Several university community members commended this increase in Black faculty and highlighted the need for inclusive hiring and retention processes. Offices at this university, such as faculty affairs and diversity, equity and inclusion have attempted to increase diversity in recent years, but progress varies largely by academic colleges and departments.
This university has also seen Hispanic faculty increase by about 12 percent and Asian faculty increase by about 4 percent during the same timeframe, according to IRPA. The number of Black faculty members at this university has increased about 50 percent since 2016, according to IRPA.
“We're always proud of our focus to improve the makeup of our institution based on excellence and on diversity and inclusion at all levels,” university president Darryll Pines told The Diamondback.
Sharon Harley, an African American studies professor, said she has noticed the number of Black faculty members increase at this university in her 30 years working here.
Although this university is not a “complete utopia” in terms of faculty diversity, she said, the support for Black faculty members through grants or collaboration with other faculty is encouraging.
“The numbers have grown so incrementally, I don't even know many of the new faculty,” she said. “I think it's quite impressive.”
Despite the recent increases in Black faculty, there are still disparities between faculty and student populations at this university. In 2023, the Black students made up nearly 13 percent of this university’s student body, while the Black faculty population was less than seven percent, according to IRPA.

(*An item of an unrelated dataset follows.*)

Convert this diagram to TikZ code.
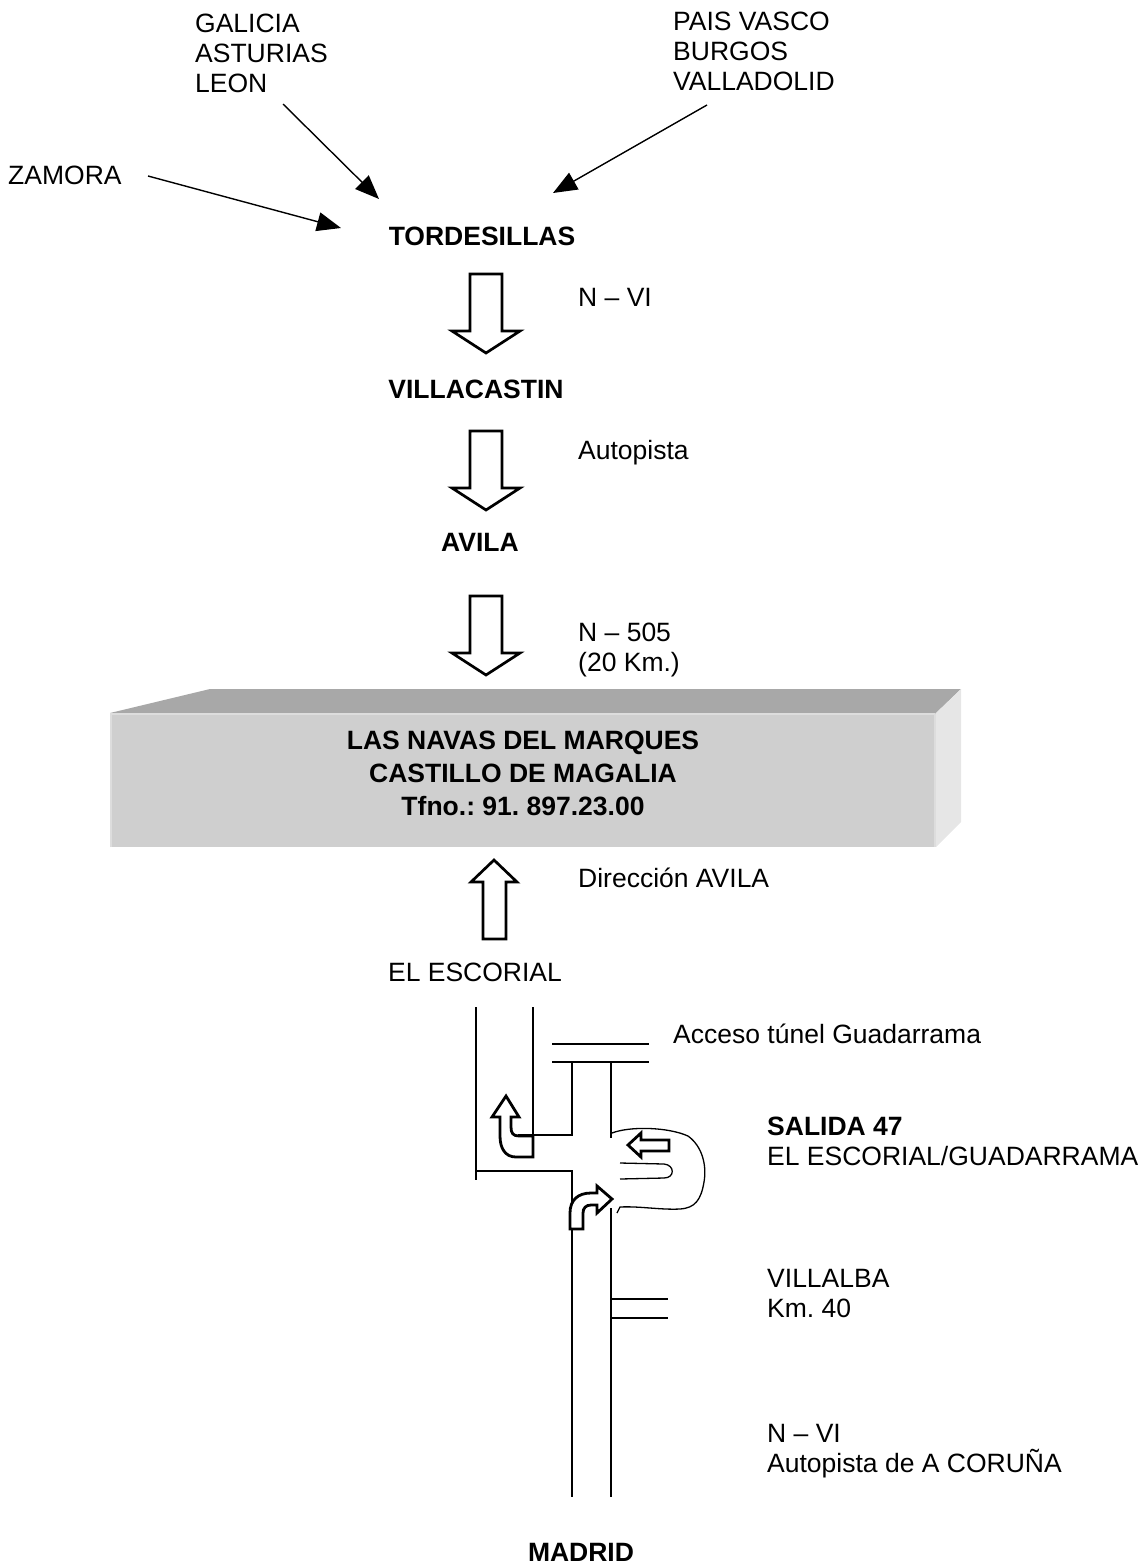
\documentclass[tikz,border=0pt]{standalone}
\usepackage{fontspec}
\setmainfont{Liberation Sans}
\usetikzlibrary{arrows.meta}
\frenchspacing

\newcommand{\mapfont}{\fontsize{26.5}{30}\selectfont}
\definecolor{boxfront}{HTML}{CFCFCF}
\definecolor{boxtop}{HTML}{A8A8A8}
\definecolor{boxside}{HTML}{E6E6E6}
\definecolor{boxedge}{HTML}{DDDDDD}

\tikzset{downarrow/.pic={\draw[bigarrow] (-16,0) -- (16,0) -- (16,57) -- (34,57) -- (0,79) -- (-34,57) -- (-16,57) -- cycle;}}

\begin{document}
\begin{tikzpicture}[x=1pt, y=-1pt, >={Triangle[length=24pt,width=19pt]},
  every node/.style={inner sep=0pt},
  place/.style={font=\mapfont, align=left},
  town/.style={font=\mapfont\bfseries},
  road/.style={line width=1.3pt},
  way/.style={->, line width=1.4pt},
  bigarrow/.style={draw, line width=2.7pt, fill=white, line join=miter},
  turnarrow/.style={draw, line width=2.8pt, fill=white}]
\useasboundingbox (0,0) rectangle (1148,1566);

% where the roads come from
\node (galicia) at (195,14) [place, anchor=north west] {GALICIA\\ASTURIAS\\LEON};
\node (paisvasco) at (673,12) [place, anchor=north west] {PAIS VASCO\\BURGOS\\VALLADOLID};
\node (zamora) at (8,184) [place, anchor=base west] {ZAMORA};
\coordinate (leon0) at (283,104);
\coordinate (leon1) at (379,199);
\coordinate (zam0) at (148,176);
\coordinate (zam1) at (341,228);
\coordinate (pais0) at (707,105);
\coordinate (pais1) at (553,193);
\draw[way] (leon0) -- (leon1);
\draw[way] (zam0) -- (zam1);
\draw[way] (pais0) -- (pais1);

% towns on the way
\node (tord) at (482,245) [town, anchor=base] {TORDESILLAS};
\node (villa) at (476,398) [town, anchor=base] {VILLACASTIN};
\node (avila) at (480,551) [town, anchor=base] {AVILA};
\pic (arr1) at (486,274) {downarrow};
\pic (arr2) at (486,431) {downarrow};
\pic (arr3) at (486,596) {downarrow};
\node (nvi) at (578,288) [place, anchor=north west] {N – VI};
\node (autopista) at (578,459) [place, anchor=base west] {Autopista};
\node (n505) at (578,623) [place, anchor=north west] {N – 505\\(20 Km.)};

% the castle box
\fill[boxtop] (110,713) -- (210,689) -- (961,689) -- (936,713) -- cycle;
\fill[boxside] (936,713) -- (961,689) -- (961,822) -- (936,847) -- cycle;
\fill[boxfront] (110,713) rectangle (936,847);
\draw[boxedge, line width=1.5pt] (110.8,847) -- (110.8,713.8) -- (935,713.8);
\draw[boxedge, line width=2pt] (935,714) -- (935,847);
\node (navas) at (523,731) [anchor=north, align=center, font=\fontsize{26.5}{33}\selectfont\bfseries] {LAS NAVAS DEL MARQUES\\CASTILLO DE MAGALIA\\Tfno.: 91. 897.23.00};

% coming from Madrid
\draw[bigarrow] (494,860) -- (517,882) -- (506,882) -- (506,939) -- (483,939) -- (483,882) -- (471,882) -- cycle;
\node (direccion) at (578,887) [place, anchor=base west] {Dirección AVILA};
\node (escorial) at (475,981) [place, anchor=base] {EL ESCORIAL};
\node (acceso) at (673,1043) [place, anchor=base west] {Acceso túnel Guadarrama};
\node (salida) at (767,1117) [place, anchor=north west] {\textbf{SALIDA 47}\\EL ESCORIAL/GUADARRAMA};
\node (villalba) at (767,1269) [place, anchor=north west] {VILLALBA\\Km. 40};
\node (coruna) at (767,1424) [place, anchor=north west] {N – VI\\Autopista de A CORUÑA};
\node (madrid) at (581,1561) [town, anchor=base] {MADRID};

% roads
\draw[road] (476,1007) -- (476,1180);
\draw[road] (476,1171) -- (572,1171) -- (572,1497);
\draw[road] (533,1007) -- (533,1136);
\draw[road] (518,1135) -- (572,1135) -- (572,1062);
\draw[road] (611,1062) -- (611,1138);
\draw[road] (552,1044) -- (649,1044);
\draw[road] (552,1062) -- (649,1062);
\draw[road] (611,1208) -- (611,1497);
\draw[road] (611,1299) -- (668,1299);
\draw[road] (611,1318) -- (668,1318);
\draw[road] (612,1133) .. controls (630,1126) and (668,1127) .. (688,1136) .. controls (702,1146) and (707,1165) .. (704,1182) .. controls (701,1200) and (695,1208) .. (680,1209) .. controls (660,1210) and (640,1206) .. (620,1207) -- (617,1213);
\draw[road] (620,1163) -- (664,1164) .. controls (675,1165) and (675,1178) .. (664,1178) -- (620,1179);

% turn arrows
\draw[turnarrow] (628,1145) -- (641,1133) -- (641,1140) -- (669,1140) -- (669,1151) -- (641,1151) -- (641,1157) -- cycle;
\draw[turnarrow] (506,1096) -- (519,1117) -- (511,1117) -- (511,1127) .. controls (511,1133) and (513,1136) .. (519,1136) -- (533,1136) -- (533,1157) -- (516,1157) .. controls (505,1157) and (500,1148) .. (500,1136) -- (500,1117) -- (492,1117) -- cycle;
\draw[turnarrow] (612,1199) -- (597,1213) -- (597,1205) -- (591,1205) .. controls (586,1205) and (583,1208) .. (583,1213) -- (583,1229) -- (570,1229) -- (570,1213) .. controls (570,1200) and (578,1193) .. (591,1193) -- (597,1193) -- (597,1186) -- cycle;
\end{tikzpicture}
\end{document}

There were 12 Black students for every one Black faculty member at this university in 2023. For every one white faculty member, there were five white students, according to IRPA.

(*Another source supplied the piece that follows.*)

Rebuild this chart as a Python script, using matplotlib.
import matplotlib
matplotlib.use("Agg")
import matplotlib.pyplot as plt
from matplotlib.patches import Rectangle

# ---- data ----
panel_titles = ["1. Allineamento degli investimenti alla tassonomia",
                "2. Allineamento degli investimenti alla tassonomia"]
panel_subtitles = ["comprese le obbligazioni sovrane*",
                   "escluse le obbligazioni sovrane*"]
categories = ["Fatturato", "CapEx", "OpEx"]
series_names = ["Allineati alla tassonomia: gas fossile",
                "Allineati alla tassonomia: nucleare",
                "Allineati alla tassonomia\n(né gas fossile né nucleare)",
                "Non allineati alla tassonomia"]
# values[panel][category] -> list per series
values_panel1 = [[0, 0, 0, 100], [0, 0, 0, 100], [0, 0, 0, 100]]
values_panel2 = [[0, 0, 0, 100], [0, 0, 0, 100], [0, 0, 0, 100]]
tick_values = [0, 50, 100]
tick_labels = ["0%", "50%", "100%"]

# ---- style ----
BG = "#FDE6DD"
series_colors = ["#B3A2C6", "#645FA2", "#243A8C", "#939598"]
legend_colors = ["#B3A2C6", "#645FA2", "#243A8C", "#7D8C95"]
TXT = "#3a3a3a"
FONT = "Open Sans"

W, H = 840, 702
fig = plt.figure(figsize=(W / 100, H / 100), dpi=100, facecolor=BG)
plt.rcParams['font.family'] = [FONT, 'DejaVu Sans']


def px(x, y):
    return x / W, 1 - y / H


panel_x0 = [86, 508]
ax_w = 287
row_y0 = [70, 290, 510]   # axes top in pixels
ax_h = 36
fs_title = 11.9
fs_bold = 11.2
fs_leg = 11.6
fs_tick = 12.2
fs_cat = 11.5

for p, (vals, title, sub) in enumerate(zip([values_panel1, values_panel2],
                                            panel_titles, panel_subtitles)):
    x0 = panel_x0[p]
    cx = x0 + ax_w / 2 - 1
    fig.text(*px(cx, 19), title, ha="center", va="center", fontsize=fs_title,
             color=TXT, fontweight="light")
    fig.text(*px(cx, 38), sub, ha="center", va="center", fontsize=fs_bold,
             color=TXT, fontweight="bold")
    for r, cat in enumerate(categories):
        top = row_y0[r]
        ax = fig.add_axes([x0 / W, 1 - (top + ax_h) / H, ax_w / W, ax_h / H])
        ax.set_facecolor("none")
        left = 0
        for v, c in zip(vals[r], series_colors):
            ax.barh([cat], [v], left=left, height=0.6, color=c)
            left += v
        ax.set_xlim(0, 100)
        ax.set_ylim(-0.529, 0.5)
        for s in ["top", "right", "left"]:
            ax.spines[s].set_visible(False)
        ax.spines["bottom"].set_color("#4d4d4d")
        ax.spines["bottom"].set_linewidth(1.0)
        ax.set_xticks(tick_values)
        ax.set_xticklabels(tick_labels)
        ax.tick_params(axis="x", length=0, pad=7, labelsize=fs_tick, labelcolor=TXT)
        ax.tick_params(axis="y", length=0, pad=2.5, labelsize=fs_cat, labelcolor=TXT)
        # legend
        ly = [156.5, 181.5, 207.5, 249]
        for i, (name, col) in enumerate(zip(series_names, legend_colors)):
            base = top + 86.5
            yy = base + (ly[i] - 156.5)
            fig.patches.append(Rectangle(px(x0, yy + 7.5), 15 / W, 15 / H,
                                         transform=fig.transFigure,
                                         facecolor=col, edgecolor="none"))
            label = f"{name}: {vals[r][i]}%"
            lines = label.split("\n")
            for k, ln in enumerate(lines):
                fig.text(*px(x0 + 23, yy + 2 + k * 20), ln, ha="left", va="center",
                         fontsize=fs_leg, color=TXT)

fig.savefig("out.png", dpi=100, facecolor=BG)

Some departments at this university, such as computer science, did not have any Black faculty members in 2023, according to IRPA.
A factor that might cause these differences is that the number of Black faculty receiving doctoral degrees in recent years has not seen a large increase, according to Georgina Dodge, this university’s diversity and inclusion office vice president.
Steps to recruit and support doctoral students include initiatives by the graduate diversity and inclusion office and a president’s fellowship, according to the diversity and inclusion office’s 25 demands dashboard.
The dashboard was born in 2021 after five Black student leaders collaborated with this university’s administration to create a list of 25 demands that aimed to address anti-Black racism. The first demand listed was to “increase the number of Black faculty, staff, teaching assistants, administrators and advisors at the university.”
The diversity and inclusion office is still looking to make this university a “welcoming environment for faculty of color,” Dodge said. In addition to creating training programs around hiring, the office is in the process of hiring an equal employment opportunity officer who will work with different departments to increase diversity, she said.
This university saw increased retirement and a hiring freeze during the pandemic, John Bertot, the associate provost for faculty affairs, said. As the pandemic subsided, this university increased hiring.
That increase coincided with the announcement of programs intended to increase diversity among faculty, he added.
One of the programs — the Faculty Advance at Maryland for Inclusive Learning and Excellence initiative — started in spring 2021 under the faculty affairs office and has recruited more than 32 faculty members as of November, Bertot said.
“I'm very, very pleased with the progress we’ve been making even over the last few years, but there's more that could be done,” Bertot said.
The program’s main components include a fellowship for postdoctoral scholars and targeted hiring for assistant professors and senior tenured faculty.
[UMD administration, students hope to maintain campus diversity post-affirmative action]
Junior government and politics major Mason Minus, this university’s Black Student Union president, said he has had five Black professors over his last two semesters at this university. His Black professors have taught “color-based classes” such as women of color in politics or Black politics, he said, while some of his white professors have taught other grassroots government and policy courses.
Minus has observed the increase of Black faculty at this university but said there is a small divide in the classes taught.
“It's nice to have a Black professor to show you an example of what you could become and what you could amount to,” Minus said. “On top of that, it helps boost confidence in the classroom.”
Solomon Comissiong, Nyumburu Cultural Center's assistant director of student involvement and this university’s Black Faculty and Staff Association chapter's president, said some Prince George’s County natives have not seen this university as a “warm and welcoming place for folks of color.”
There are many Black scholars who research topics such as mass incarceration, the war on drugs and structural racism that could play a significant role in creating equitable policies, Comissiong said. But this university needs stronger retention strategies for Black faculty who pursue these areas of study, he said.
Welcoming faculty who study these topics will make this university “fearless when it comes to supporting the scholars that are lending their scholarship towards dismantling a range of social justice and race-based inequities,” he said.